In a panel discussion at Social Samosa’s #SMLive 2020, creative experts discuss the phenomenon of vertical video storytelling on the live stage – decoding the future of this trend.

Moderating a session on a Tuesday morning and on the special occasion of World Social Media Day, Manesh Swamy, Vice President – Creative, Logicserve Digital kick-started the discussion about the talk of the town since past couple of years – Vertical video storytelling  – with creative geniuses on the panel including Rajdeepak Das, CCO & MD, Leo Burnett South Asia & India,  Sukesh Nayak, CCO, Ogilvy India, and Garima Khandelwal, CCO, Mullen Lintas at SM Live 2020.

Vertical Video- The Next Big Idea

Swamy questioned experts on their views on Vertical videos being the big idea in the creative context.

Das reverted by questioning the question that are we going social-first because there are no shoots happening or are we going TV first? “We always look at social media with what niche do we have. There is nothing like digital-first or TV first.  Think idea, content, context, and reach first instead of the digital or platform first. As a brand we can’t be quite so we need to create things constantly. It’s about what you want to preach,” he said.

Agreeing to Das’s point of view, Khandelwal added that it’s all about how people are watching, what they are consuming, and what have I learned.

Presenting a slightly different view, Nayak reverberated that it’s very unfair to say that the digital screen is cheap and that it requires less creative detailing. It’s also wrong to say that ‘Kuch Sasta Bana do’ on social. All the time it was always about the amount of craft and detailing that went into work. The idea is one and most important aspect of any problem.

Exploring different art forms

Taking into consideration the production halts induced due to the lockdown, Swamy highlighted creators experimenting with different creative formats like animation and 2D, 3D for specifically good quality content. “The idea is we have not restricted ourselves”, prompted Nayak.  “And if it makes sense to do it, why not”.

He stresses that some of the best videos take longer time to process and that some of the best animations have probably taken more time than shooting the whole video film. As per him, if it fits the medium, we should experiment with everything.
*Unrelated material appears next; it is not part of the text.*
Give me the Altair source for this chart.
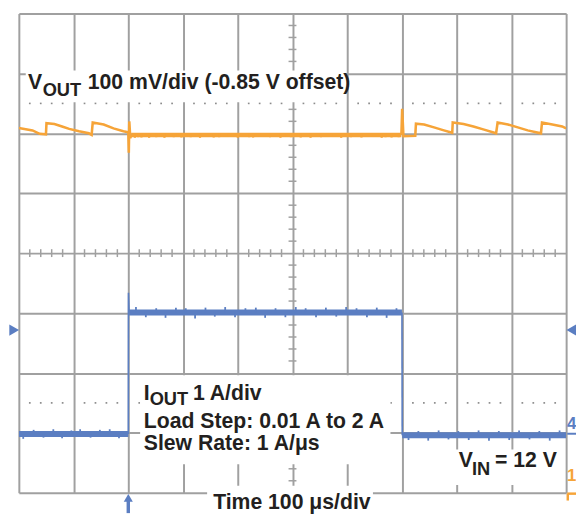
import altair as alt
import pandas as pd

# ---------------- values ----------------
# time axis: 100 us/div, 10 divisions (trigger at 200 us)
# VOUT: deviation in mV (100 mV/div); IOUT in A (1 A/div)
vout_t = [0, 25, 38, 49.5, 50.5, 65, 79, 92, 110, 128, 133, 135, 155, 173, 191, 200,
          200.9, 201.8, 203.6, 205.4]
vout_mv = [8.7, 4.9, -0.8, -1.6, 17, 15.6, 11.5, 7.4, 3.3, 0, -2.5, 18.1, 14.8, 8.2, 3.3, 1.6,
           -32.4, 19.8, -8, -2.5]
vout_flat_t = [205.4, 699]
vout_flat_mv = [-2.8, -2.8]
vout_rel_t = [699, 700.4, 702.7, 724.3, 725.6, 740.5, 758.6, 776.6, 791.9, 792.8, 812.6, 830.6,
              848.6, 872, 874.8, 893.7, 911.7, 929.7, 954, 955.9, 974.8, 992.8, 1000]
vout_rel_mv = [-2.5, 41, -4.9, -4, 16, 14.8, 9.9, 4.9, 0.8, 18.1, 15.6, 11.5,
               6.6, 0, 18.1, 14.8, 9.9, 4.9, 0, 18.1, 14.8, 11.5, 8.2]
# noise glitches on the flat VOUT section (time, extreme mV)
vout_glitch_t = [212, 218, 224, 231, 238, 251, 259, 266, 283, 290, 297, 314, 331, 349, 356, 366,
                 384, 400, 421, 428, 440, 459, 478, 486, 497, 515, 533, 552, 571, 589, 607,
                 626, 645, 663, 670, 681, 694]
vout_glitch_mv = [-7.5, -6.5, -7, -6, -7.5, -6.5, -5.5, -7.5, -6.5, -6, -7, -6.5, -7.5, -5.5, -7,
                  -6.5, -6, -7.5, -6.5, -7, -5.5, -6.5, -7.5, -6, -6.5, -7, -7.5, -6.5, -6, -7.5,
                  -6.5, -7, -6, -7.5, -6.5, -7, -6.5]

iout_low_t = [0, 200]
iout_low_a = [0.01, 0.01]
iout_edge1_t = [200, 200.3, 201.5]
iout_edge1_a = [0.01, 2.37, 2.04]
iout_high_t = [201.5, 700]
iout_high_a = [2.04, 2.04]
iout_edge2_t = [700, 700.5]
iout_edge2_a = [2.04, -0.01]
iout_end_t = [700.5, 1000]
iout_end_a = [-0.01, -0.01]
iout_glitch_t = [8, 27, 45, 63, 79, 96, 112, 131, 148, 166, 183,
                 214, 232, 251, 268, 287, 305, 322, 341, 358, 377, 395, 414, 433, 450, 469,
                 487, 506, 524, 543, 561, 580, 598, 617, 636, 654, 672, 690,
                 712, 730, 748, 767, 785, 803, 822, 840, 859, 877, 896, 914, 933, 951, 970, 988]
iout_glitch_a = [-0.08, 0.07, -0.06, 0.08, -0.07, 0.06, 0.08, -0.06, 0.07, 0.08, -0.07,
                 0.09, -0.08, 0.07, -0.09, 0.08, 0.07, -0.1, 0.08, -0.07, 0.09, -0.08, 0.07,
                 0.08, -0.09, 0.07, -0.08, 0.09, 0.07, -0.08, 0.08, -0.07, 0.09, 0.07, -0.08,
                 0.08, -0.09, 0.07,
                 -0.08, 0.07, -0.09, 0.08, -0.07, 0.07, -0.08, 0.08, -0.09, 0.07, -0.08,
                 0.08, -0.07, 0.07, -0.09, 0.08]

# screen-division offsets of the two channels
VOUT_ZERO_DIV = 6.0
IOUT_ZERO_DIV = 0.97

ORANGE = "#f6a438"
BLUE = "#5b7ec2"
GRID = "#a0a0a0"
INK = "#231f20"
FONT = "Liberation Sans"

# ---------------- tables ----------------
vglitch_df = pd.DataFrame({"t": vout_glitch_t, "mv": vout_glitch_mv})
iglitch_df = pd.DataFrame({"t": iout_glitch_t, "d": iout_glitch_a})
iglitch_df["base"] = [0.01 if t < 200 else (2.04 if t < 700 else -0.01) for t in iout_glitch_t]

major_t = list(range(0, 1001, 100))
major_y = list(range(0, 9))
minor_t = [t for t in range(20, 1000, 20) if t % 100 != 0]
minor_y = [round(v * 0.2, 2) for v in range(1, 40) if v % 5 != 0]
dots = pd.DataFrame([{"t": t, "y": yy} for yy in (1.5, 6.5) for t in minor_t])
hticks = pd.DataFrame({"t": minor_t, "y": [4.0] * len(minor_t)})
vticks = pd.DataFrame({"t": [500.0] * len(minor_y), "y": minor_y})

boxes = pd.DataFrame({
    "t": [12.6, 221.6, 780, 344],
    "t2": [598, 679, 996, 647],
    "y": [7.05, 1.96, 0.72, 0.115],
    "y2": [6.52, 0.477, 0.13, -0.35],
})

texts = pd.DataFrame([
    {"t": 16.8, "y": 6.74, "s": "V", "fs": 21.5, "c": INK},
    {"t": 43.5, "y": 6.63, "s": "OUT", "fs": 18.5, "c": INK},
    {"t": 126, "y": 6.74, "s": "100 mV/div (-0.85 V offset)", "fs": 21.5, "c": INK},
    {"t": 228.3, "y": 1.55, "s": "I", "fs": 21.5, "c": INK},
    {"t": 239, "y": 1.46, "s": "OUT", "fs": 18.5, "c": INK},
    {"t": 318, "y": 1.55, "s": "1 A/div", "fs": 21.5, "c": INK},
    {"t": 228.3, "y": 1.086, "s": "Load Step: 0.01 A to 2 A", "fs": 21.5, "c": INK},
    {"t": 228.3, "y": 0.708, "s": "Slew Rate: 1 A/\u03bcs", "fs": 21.5, "c": INK},
    {"t": 803.6, "y": 0.43, "s": "V", "fs": 21.5, "c": INK},
    {"t": 828, "y": 0.29, "s": "IN", "fs": 18.5, "c": INK},
    {"t": 870, "y": 0.43, "s": "= 12 V", "fs": 21.5, "c": INK},
    {"t": 355, "y": -0.263, "s": "Time 100 \u03bcs/div", "fs": 21.5, "c": INK},
    {"t": 1001.5, "y": 1.06, "s": "4", "fs": 17, "c": BLUE},
    {"t": 1001.5, "y": 0.19, "s": "1", "fs": 17, "c": ORANGE},
])

markers = pd.DataFrame([
    {"t": -8.5, "y": 2.716, "shape": "triangle-right", "c": BLUE},
    {"t": 1009.5, "y": 2.716, "shape": "triangle-left", "c": BLUE},
])
arrow_head = pd.DataFrame({"t": [200], "y": [-0.085]})
arrow_shaft = pd.DataFrame({"t": [200], "y": [-0.1], "y2": [-0.34]})
blue_stub = pd.DataFrame({"t": [1002], "t2": [1020], "y": [0.985]})
orange_stub_h = pd.DataFrame({"t": [1002], "t2": [1020], "y": [-0.015]})
orange_stub_v = pd.DataFrame({"t": [1003], "y": [-0.015], "y2": [-0.13]})

# ---------------- encodings ----------------
XS = alt.Scale(domain=[0, 1000], nice=False, zero=False)
YS = alt.Scale(domain=[0, 8], nice=False, zero=False)


def X(field="t"):
    return alt.X(f"{field}:Q", scale=XS, axis=alt.Axis(values=major_t, title=None))


def Y(field="y"):
    return alt.Y(f"{field}:Q", scale=YS, axis=alt.Axis(values=major_y, title=None))


def vline(ts, vs, width):
    df = pd.DataFrame({"t": ts, "mv": vs})
    return alt.Chart(df).transform_calculate(
        y=f"{VOUT_ZERO_DIV} + datum.mv / 100"
    ).mark_line(color=ORANGE, strokeWidth=width, clip=True).encode(x=X(), y=Y(), order="t:Q")


def iline(ts, vs, width):
    df = pd.DataFrame({"t": ts, "a": vs, "k": range(len(ts))})
    return alt.Chart(df).transform_calculate(
        y=f"{IOUT_ZERO_DIV} + datum.a"
    ).mark_line(color=BLUE, strokeWidth=width, clip=True).encode(x=X(), y=Y(), order="k:Q")


dot_layer = alt.Chart(dots).mark_square(size=3, color="#8c8c8c", opacity=1).encode(x=X(), y=Y())
htick_layer = alt.Chart(hticks).mark_tick(orient="vertical", size=8, thickness=1.5,
                                          color=GRID, opacity=1).encode(x=X(), y=Y())
vtick_layer = alt.Chart(vticks).mark_tick(orient="horizontal", size=8, thickness=1.5,
                                          color=GRID, opacity=1).encode(x=X(), y=Y())

box_layer = alt.Chart(boxes).mark_rect(color="white").encode(
    x=X(), x2="t2:Q", y=Y(), y2="y2:Q")

vglitch_layer = alt.Chart(vglitch_df).transform_calculate(
    y=f"{VOUT_ZERO_DIV} - 0.01", y2=f"{VOUT_ZERO_DIV} + datum.mv / 100"
).mark_rule(color=ORANGE, strokeWidth=2.2).encode(x=X(), y=Y(), y2="y2:Q")

iglitch_layer = alt.Chart(iglitch_df).transform_calculate(
    y=f"{IOUT_ZERO_DIV} + datum.base", y2=f"{IOUT_ZERO_DIV} + datum.base + datum.d"
).mark_rule(color=BLUE, strokeWidth=1.8).encode(x=X(), y=Y(), y2="y2:Q")

marker_layer = alt.Chart(markers).mark_point(filled=True, opacity=1, size=130).encode(
    x=X(), y=Y(), shape=alt.Shape("shape:N", scale=None),
    color=alt.Color("c:N", scale=None))

arrow_head_layer = alt.Chart(arrow_head).mark_point(
    shape="triangle-up", filled=True, opacity=1, size=85, color=BLUE).encode(x=X(), y=Y())
arrow_shaft_layer = alt.Chart(arrow_shaft).mark_rule(color=BLUE, strokeWidth=3.5).encode(
    x=X(), y=Y(), y2="y2:Q")
blue_stub_layer = alt.Chart(blue_stub).mark_rule(color=BLUE, strokeWidth=2).encode(
    x=X(), x2="t2:Q", y=Y())
orange_stub_h_layer = alt.Chart(orange_stub_h).mark_rule(color=ORANGE, strokeWidth=2.5).encode(
    x=X(), x2="t2:Q", y=Y())
orange_stub_v_layer = alt.Chart(orange_stub_v).mark_rule(color=ORANGE, strokeWidth=2.5).encode(
    x=X(), y=Y(), y2="y2:Q")

text_layer = alt.Chart(texts).mark_text(
    align="left", baseline="alphabetic", font=FONT, fontWeight="bold"
).encode(x=X(), y=Y(), text="s:N",
         size=alt.Size("fs:Q", scale=None), color=alt.Color("c:N", scale=None))

chart = alt.layer(
    dot_layer, htick_layer, vtick_layer, box_layer,
    vline(vout_t, vout_mv, 2.6),
    vline(vout_flat_t, vout_flat_mv, 4.5),
    vline(vout_rel_t, vout_rel_mv, 2.6),
    vglitch_layer,
    iline(iout_low_t, iout_low_a, 6),
    iline(iout_edge1_t, iout_edge1_a, 1.6),
    iline(iout_high_t, iout_high_a, 6),
    iline(iout_edge2_t, iout_edge2_a, 1.6),
    iline(iout_end_t, iout_end_a, 6),
    iglitch_layer,
    marker_layer, arrow_head_layer, arrow_shaft_layer,
    blue_stub_layer, orange_stub_h_layer, orange_stub_v_layer,
    text_layer,
).properties(
    width=555, height=486,
    autosize=alt.AutoSizeParams(type="none"),
    padding={"left": 11, "top": 2, "right": 10, "bottom": 20},
    background="white",
).configure_axis(
    grid=True, gridColor=GRID, gridWidth=2, gridOpacity=1,
    labels=False, ticks=False, domain=False,
).configure_view(stroke=None)

chart.save("out.html", embed_options={"renderer": "svg", "actions": False})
Meanwhile, Das exclaimed here that the best freedom in creativity we can have is not having freedom. When everything cuts off we start inventing ourselves. It’s not an easy fix. But we try something else and merge things to execute.  “It’s not about how I shoot the film, it’s about how people see it. Rethink how people absorb it and create content keeping that in mind.”

For Khandelwal, the real takeaway out of what’s happening is the learnings that we are grasping every day. “It’s not like we didn’t do animation earlier but it does take a lot of collaboration. We are learning every day,” she stated.

Also Read: #SMLive 2020: Sessions you can’t miss

Of Recreating Magic with Vertical storytelling

With a number of challenges in place, while experimenting with different creative formats, Swamy posed a question to the experts on how can we look at recreating magic with the vertical video format.

Das was quick to mention that Eva stories, according to him, are the mindblowing Instagram content that got created. He shared that he got in touch with the creator friend behind it where he mentioned that how the team did not actually shoot the video but sequences of 5-10 seconds and then merged them creatively to make it a 40-second video.  

He added, “It will take time to evolve and it is possible. The challenge is getting used to it. The creator rethinking about how to shoot a film and how people absorb it. It’s not about how I shoot the film, it’s about how people see it. Rethink how people absorb it and create content keeping that in mind.”

On the other hand, Khandelwal pointed out that amidst all, editing has become even more important. To optimize the same content in different dimensions is key, so is to adhere to the data around say how many seconds after which viewers drop out. “Nostalgia also plays a big role. We are seeing how work is getting created out of old photographs,” she quipped.

“We have four different dimensions for different platforms. If you try to shoot it four times, fatigue will happen. Standardization is important,” suggested Nayak. The bigger challenge for him would be thinking about the typography caption for a film you are putting on digital and how do you invite someone to switch off their already existing format of consuming content.

He adds there are multiple ratios for vertical formats. Nayak has a problem with the challenges with that format. “If u keep adapting or compromising, it won’t work”.

The panelists further went onto sharing stories behind their successful content pieces and trends in the video storytelling space.